One of the report's key contributions is to expose the systematic use of the concept of "Islamophobia" as a political lever. Is it a denunciation of very real racism? Not only that. The authors describe a structured mechanism for the permanent indictment of the Republic, designed to delegitimize secularism, discredit security measures, and portray France as a state that persecutes Muslims.
This process, theorized by Youssef al-Qaradawi, the Brotherhood's spiritual guide, is based on a logic of accusatory inversion. Dissolution of the CCIF, closure of non-contracted Quranic schools, expulsion of radical imams: each state measure is denounced as an attack on Islam itself. And the Brotherhood's networks, often subsidized by European funds or Qatari and Turkish intermediaries, relay this victimization vision to a segment of the youth.
National cohesion in danger
The report doesn't indulge in excessive alarmism. But it does make one observation: Muslim Brotherhood separatism is a local, visible, and documented reality. There are "ecosystems" of influence in certain areas, where community pressure stifles any desire for emancipation. Where elected officials, sometimes in good faith, collude with structures with ambiguous intentions. Where the authority of schools and republican institutions clashes with a powerful counter-ideology.

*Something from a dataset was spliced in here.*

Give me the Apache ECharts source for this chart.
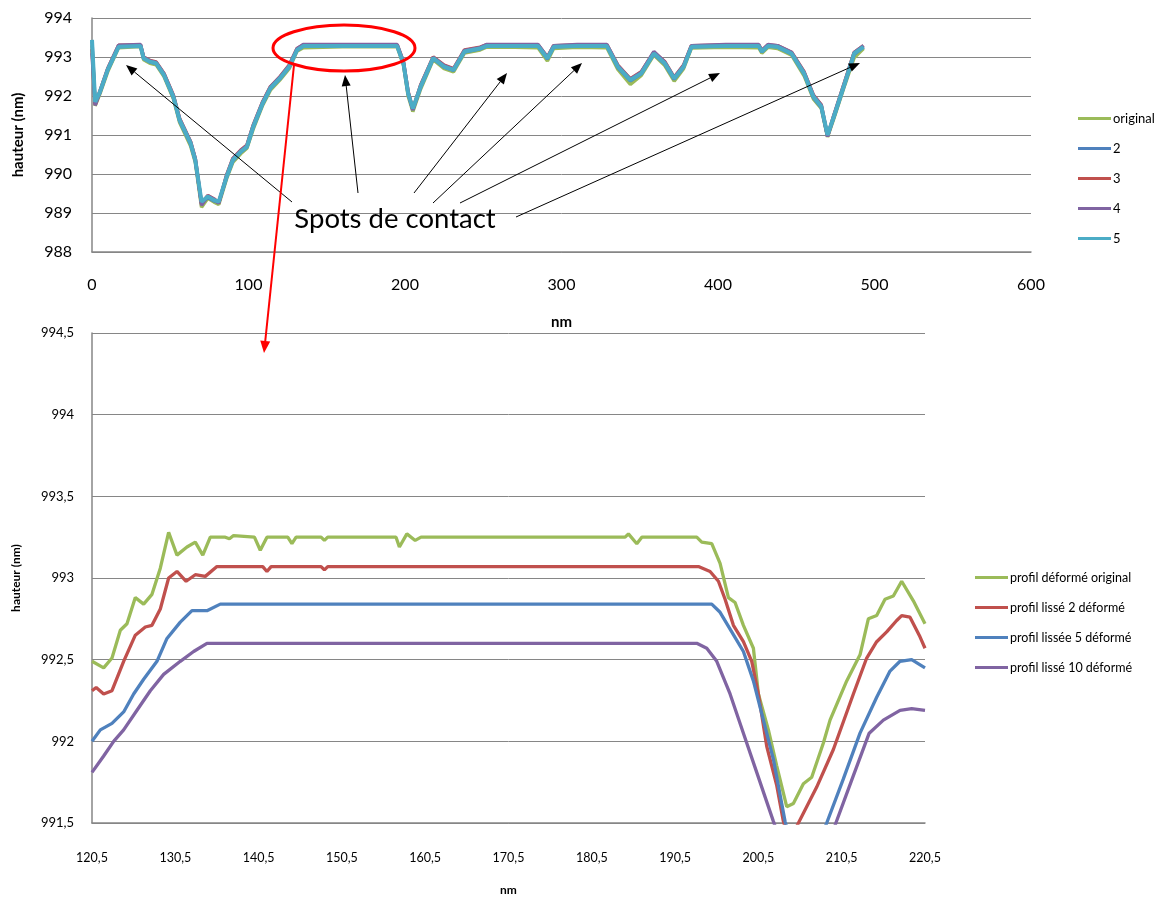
<!DOCTYPE html>
<html><head><meta charset="utf-8">
<script src="https://cdn.jsdelivr.net/npm/echarts@6/dist/echarts.min.js"></script>
<style>html,body{margin:0;padding:0;background:#fff}#c{width:1166px;height:901px}</style>
</head><body><div id="c"></div>
<script>
// ---------- Top chart data ----------
const TOP_NAMES = ['original', '2', '3', '4', '5'];
const TOP_X = [0, 2, 5, 10, 17, 31, 33, 37, 41, 46, 52, 56, 63, 66, 70, 74, 78, 81, 86, 90, 95, 99, 103, 109, 114, 120, 126, 131, 135, 160, 195, 199, 202, 205, 210, 218, 225, 231, 238, 248, 252, 270, 285, 291, 295, 310, 329, 336, 344, 351, 359, 366, 372, 378, 383, 405, 426, 428, 432, 438, 447, 455, 461, 466, 470, 474, 481, 487, 493];
const TOP_ORIGINAL = [993.30, 991.75, 992.05, 992.62, 993.24, 993.27, 992.93, 992.84, 992.80, 992.50,
  991.93, 991.32, 990.72, 990.30, 989.15, 989.38, 989.28, 989.22, 989.88, 990.30,
  990.52, 990.66, 991.15, 991.76, 992.15, 992.41, 992.70, 993.15, 993.24, 993.26,
  993.26, 992.80, 992.00, 991.60, 992.18, 992.93, 992.70, 992.62, 993.10, 993.18,
  993.25, 993.25, 993.24, 992.90, 993.22, 993.25, 993.24, 992.68, 992.30, 992.53,
  993.05, 992.78, 992.38, 992.70, 993.23, 993.25, 993.24, 993.10, 993.25, 993.22,
  993.05, 992.52, 991.92, 991.68, 990.95, 991.42, 992.28, 992.98, 993.22];
const TOP_S2 = [993.40, 991.80, 992.08, 992.66, 993.27, 993.29, 992.96, 992.87, 992.83, 992.53,
  991.96, 991.36, 990.77, 990.34, 989.25, 989.40, 989.31, 989.27, 989.91, 990.34,
  990.56, 990.69, 991.19, 991.79, 992.19, 992.44, 992.74, 993.17, 993.28, 993.29,
  993.29, 992.83, 992.05, 991.65, 992.22, 992.96, 992.74, 992.66, 993.13, 993.21,
  993.28, 993.29, 993.29, 992.95, 993.26, 993.29, 993.29, 992.73, 992.39, 992.57,
  993.08, 992.82, 992.43, 992.74, 993.26, 993.29, 993.29, 993.13, 993.29, 993.26,
  993.08, 992.56, 991.96, 991.71, 990.98, 991.45, 992.31, 993.07, 993.26];
const TOP_S3 = [993.20, 991.78, 992.12, 992.70, 993.30, 993.31, 993.00, 992.91, 992.87, 992.58,
  992.02, 991.42, 990.83, 990.40, 989.24, 989.45, 989.36, 989.26, 989.97, 990.40,
  990.61, 990.74, 991.25, 991.85, 992.24, 992.49, 992.79, 993.22, 993.31, 993.31,
  993.31, 992.88, 992.11, 991.66, 992.28, 993.00, 992.79, 992.70, 993.18, 993.25,
  993.31, 993.31, 993.31, 993.00, 993.29, 993.31, 993.31, 992.79, 992.44, 992.62,
  993.12, 992.88, 992.48, 992.79, 993.29, 993.31, 993.31, 993.17, 993.31, 993.29,
  993.12, 992.62, 992.02, 991.77, 990.97, 991.50, 992.37, 993.12, 993.29];
const TOP_S4 = [993.10, 991.76, 992.10, 992.69, 993.30, 993.32, 992.99, 992.90, 992.86, 992.57,
  992.01, 991.41, 990.82, 990.39, 989.20, 989.44, 989.35, 989.25, 989.96, 990.39,
  990.60, 990.73, 991.24, 991.84, 992.23, 992.48, 992.78, 993.21, 993.32, 993.32,
  993.32, 992.87, 992.10, 991.64, 992.27, 992.99, 992.78, 992.69, 993.17, 993.24,
  993.32, 993.32, 993.32, 992.99, 993.29, 993.32, 993.32, 992.78, 992.43, 992.61,
  993.14, 992.87, 992.47, 992.78, 993.29, 993.32, 993.32, 993.16, 993.32, 993.29,
  993.12, 992.61, 992.01, 991.76, 990.96, 991.50, 992.36, 993.11, 993.29];
const TOP_S5 = [993.44, 991.85, 992.10, 992.67, 993.26, 993.28, 992.97, 992.88, 992.84, 992.54,
  991.98, 991.38, 990.79, 990.36, 989.29, 989.42, 989.33, 989.29, 989.93, 990.36,
  990.57, 990.70, 991.21, 991.81, 992.20, 992.45, 992.75, 993.18, 993.28, 993.28,
  993.28, 992.84, 992.07, 991.68, 992.24, 992.97, 992.75, 992.67, 993.14, 993.22,
  993.28, 993.28, 993.28, 992.97, 993.26, 993.28, 993.28, 992.75, 992.41, 992.58,
  993.09, 992.84, 992.45, 992.75, 993.26, 993.28, 993.28, 993.14, 993.28, 993.26,
  993.09, 992.58, 991.98, 991.73, 991.00, 991.47, 992.33, 993.09, 993.26];

// ---------- Bottom chart data ----------
const BOT_NAMES = ['profil déformé original', 'profil lissé 2 déformé', 'profil lissée 5 déformé', 'profil lissé 10 déformé'];
const BOT_X_START = 120.5;
const BOT_ORIG_X = [120.5,121.9,122.9,123.9,124.7,125.7,126.7,127.7,128.7,129.7,130.7,131.9,132.9,133.8,134.7,136.5,137,137.5,140,140.7,141.5,144,144.5,145,148,148.4,148.8,157,157.4,158.3,159.3,160,184.5,184.9,185.9,186.5,193.1,193.7,194.9,195.9,196.9,197.7,198.7,199.9,200.5,201.7,202.7,203.9,204.7,205.9,206.9,208.3,209.1,211.1,212.7,213.7,214.7,215.7,216.7,217.7,219.1,220.5];
const BOT_ORIG_Y = [992.49,992.45,992.51,992.68,992.72,992.88,992.84,992.90,993.06,993.28,993.14,993.19,993.22,993.14,993.25,993.25,993.24,993.26,993.25,993.17,993.25,993.25,993.21,993.25,993.25,993.23,993.25,993.25,993.19,993.27,993.23,993.25,993.25,993.27,993.21,993.25,993.25,993.22,993.21,993.09,992.88,992.85,992.71,992.57,992.29,992.07,991.85,991.60,991.62,991.74,991.78,991.99,992.13,992.37,992.53,992.75,992.77,992.87,992.89,992.98,992.86,992.72];
const BOT_L2_X = [120.5,121,121.9,122.9,124.3,125.7,126.9,127.7,128.7,129.7,130.7,131.8,132.9,134.1,135.5,141,141.5,142,148,148.4,148.8,193.3,194.7,195.7,196.5,197.5,198.7,199.7,200.5,201.5,202.7,203.5,204.3,205.2,207.5,209.5,211.9,213.5,214.7,215.9,217.1,217.7,218.7,219.9,220.5];
const BOT_L2_Y = [992.31,992.33,992.29,992.31,992.49,992.65,992.70,992.71,992.81,993.00,993.04,992.98,993.02,993.01,993.07,993.07,993.04,993.07,993.07,993.05,993.07,993.07,993.04,992.98,992.87,992.71,992.61,992.49,992.29,991.97,991.73,991.51,991.38,991.49,991.72,991.95,992.29,992.51,992.61,992.67,992.74,992.77,992.76,992.64,992.57];
const BOT_L5_X = [120.5,121.5,122.9,124.3,125.5,126.7,128.3,129.5,131.1,132.5,134.3,135.9,194.9,195.9,197.3,198.7,199.9,201.1,202.3,203.7,205.7,208.7,210.7,212.7,214.7,216.3,217.5,218.9,220.5];
const BOT_L5_Y = [992.00,992.07,992.11,992.18,992.29,992.38,992.49,992.63,992.73,992.80,992.80,992.84,992.84,992.79,992.67,992.55,992.37,992.13,991.89,991.51,991.12,991.50,991.77,992.05,992.27,992.43,992.49,992.50,992.45];
const BOT_L10_X = [120.5,121.9,123.1,124.3,125.9,127.5,129.1,131.1,132.7,134.3,193.1,194.3,195.5,197.1,198.7,200.3,202.3,206.2,209.8,211.9,213.8,215.5,217.5,218.9,220.5];
const BOT_L10_Y = [991.81,991.91,992.00,992.07,992.19,992.31,992.41,992.49,992.55,992.60,992.60,992.57,992.49,992.29,992.05,991.81,991.51,990.95,991.50,991.79,992.05,992.13,992.19,992.20,992.19];

// ---------- Styling ----------
const FONT = 'Lato';
const GRID_GRAY = '#868686';
const COLORS_TOP = ['#9BBB59', '#4F81BD', '#C0504D', '#8064A2', '#4BACC6'];
const COLORS_BOT = ['#9BBB59', '#C0504D', '#4F81BD', '#8064A2'];

function zip(xs, ys, off) { return xs.map((x, i) => [x - (off || 0), ys[i]]); }
function comma(v) { return String(+v.toFixed(1)).replace('.', ','); }

const topYs = [TOP_ORIGINAL, TOP_S2, TOP_S3, TOP_S4, TOP_S5];
const botSets = [[BOT_ORIG_X, BOT_ORIG_Y], [BOT_L2_X, BOT_L2_Y], [BOT_L5_X, BOT_L5_Y], [BOT_L10_X, BOT_L10_Y]];

const series = [];
TOP_NAMES.forEach((n, i) => series.push({
  name: n, type: 'line', xAxisIndex: 0, yAxisIndex: 0, symbol: 'none', clip: true,
  data: zip(TOP_X, topYs[i]), color: COLORS_TOP[i],
  lineStyle: { width: i === 4 ? 4 : 3.5, color: COLORS_TOP[i] }, z: 2 + i
}));
BOT_NAMES.forEach((n, i) => series.push({
  name: n, type: 'line', xAxisIndex: 1, yAxisIndex: 1, symbol: 'none', clip: true,
  data: zip(botSets[i][0], botSets[i][1], BOT_X_START), color: COLORS_BOT[i],
  lineStyle: { width: 3.3, color: COLORS_BOT[i] }, z: 2
}));

// ---------- Annotations ----------
const ARROWS = [[292, 202, 126, 65], [358, 193, 345, 75], [414, 193, 507, 73], [433, 203, 582, 63], [460, 203, 720, 73], [516, 217, 860, 63]];
function arrow(x1, y1, x2, y2, color, w, len, half) {
  const dx = x2 - x1, dy = y2 - y1, L = Math.hypot(dx, dy), ux = dx / L, uy = dy / L;
  const bx = x2 - ux * len, by = y2 - uy * len;
  return [
    { type: 'line', shape: { x1: x1, y1: y1, x2: bx, y2: by }, style: { stroke: color, lineWidth: w }, z: 100 },
    { type: 'polygon', shape: { points: [[x2, y2], [bx - uy * half, by + ux * half], [bx + uy * half, by - ux * half]] }, style: { fill: color }, z: 100 }
  ];
}
const graphics = [];
ARROWS.forEach(a => graphics.push(...arrow(a[0], a[1], a[2], a[3], '#000', 1, 11, 4.5)));
graphics.push(...arrow(294, 65, 264, 353, '#FF0000', 2, 12, 5));
graphics.push({ type: 'ellipse', shape: { cx: 344, cy: 48, rx: 71, ry: 23 }, style: { fill: null, stroke: '#FF0000', lineWidth: 3 }, z: 100 });
graphics.push({ type: 'text', x: 395, y: 219, style: { text: 'Spots de contact', fontSize: 27.5, fontFamily: FONT, fill: '#000', align: 'center', verticalAlign: 'middle' }, z: 100 });

const axisLbl = (size) => ({ color: '#000', fontSize: size, fontFamily: FONT });

const option = {
  animation: false,
  backgroundColor: '#fff',
  textStyle: { fontFamily: FONT },
  grid: [
    { left: 92, top: 18, width: 939, height: 234 },
    { left: 92, top: 333, width: 833, height: 499 }
  ],
  xAxis: [
    { gridIndex: 0, type: 'value', min: 0, max: 600, interval: 100,
      name: 'nm', nameLocation: 'middle', nameGap: 63,
      nameTextStyle: { fontWeight: 'bold', fontSize: 15, color: '#000', fontFamily: FONT },
      axisLine: { show: true, onZero: false, lineStyle: { color: GRID_GRAY, width: 1.5 } },
      axisTick: { show: false }, splitLine: { show: false },
      axisLabel: Object.assign(axisLbl(16), { margin: 25 }) },
    { gridIndex: 1, type: 'value', min: 0, max: 100, interval: 10,
      name: 'nm', nameLocation: 'middle', nameGap: 61,
      nameTextStyle: { fontWeight: 'bold', fontSize: 12, color: '#000', fontFamily: FONT },
      axisLine: { show: true, onZero: false, lineStyle: { color: GRID_GRAY, width: 1.5 } },
      axisTick: { show: false }, splitLine: { show: false },
      axisLabel: Object.assign(axisLbl(12.5), { margin: 28, formatter: v => comma(v + BOT_X_START) }) }
  ],
  yAxis: [
    { gridIndex: 0, type: 'value', min: 988, max: 994, interval: 1,
      name: 'hauteur (nm)', nameLocation: 'middle', nameGap: 66,
      nameTextStyle: { fontWeight: 'bold', fontSize: 15, color: '#000', fontFamily: FONT },
      axisLine: { show: true, onZero: false, lineStyle: { color: GRID_GRAY, width: 1.5 } },
      axisTick: { show: false },
      splitLine: { show: true, lineStyle: { color: GRID_GRAY, width: 1 } },
      axisLabel: Object.assign(axisLbl(16), { margin: 20 }) },
    { gridIndex: 1, type: 'value', min: 991.5, max: 994.5, interval: 0.5,
      name: 'hauteur (nm)', nameLocation: 'middle', nameGap: 70,
      nameTextStyle: { fontWeight: 'bold', fontSize: 12, color: '#000', fontFamily: FONT },
      axisLine: { show: true, onZero: false, lineStyle: { color: GRID_GRAY, width: 1.5 } },
      axisTick: { show: false },
      splitLine: { show: true, lineStyle: { color: GRID_GRAY, width: 1 } },
      axisLabel: Object.assign(axisLbl(13), { margin: 18, formatter: v => comma(v) }) }
  ],
  legend: [
    { data: TOP_NAMES, orient: 'vertical', left: 1073, top: 107, icon: 'rect', itemWidth: 33, itemHeight: 3, itemGap: 17,
      textStyle: { color: '#000', fontSize: 13, fontFamily: FONT, padding: [0, 0, 0, -3] } },
    { data: BOT_NAMES, orient: 'vertical', left: 970, top: 566, icon: 'rect', itemWidth: 33, itemHeight: 3, itemGap: 17,
      textStyle: { color: '#000', fontSize: 12.5, fontFamily: FONT, padding: [0, 0, 0, -3] } }
  ],
  series: series,
  graphic: graphics
};
const chart = echarts.init(document.getElementById('c'), null, { renderer: 'canvas' });
chart.setOption(option);
</script></body></html>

Preachers 2.0, social media, boycott campaigns, and calls for civil disobedience are all vectors of this. The report emphasizes the need to stem this trend, not through stigmatization, but through firmness: increased control over the funding of associations, evaluation of theological training, and a resolute defense of republican principles—including in official speeches.
By publishing this report, the Interior Ministry appears to be drawing a line under years of willful blindness. Certainly, political Islam is not Islam. Certainly, the majority of French Muslims reject the Brotherhood's theses. But these precautions must not obscure the reality: a political, Islamic, and conquering ideology is working in France to reshape the republican pact from within. The political responsibility is immense and almost complicit. Because this report, as dense as it may be, is not an end in itself. It calls for action. Emmanuel Macron understood this by demanding, in the Defense Council, measures “matching the seriousness of the facts”.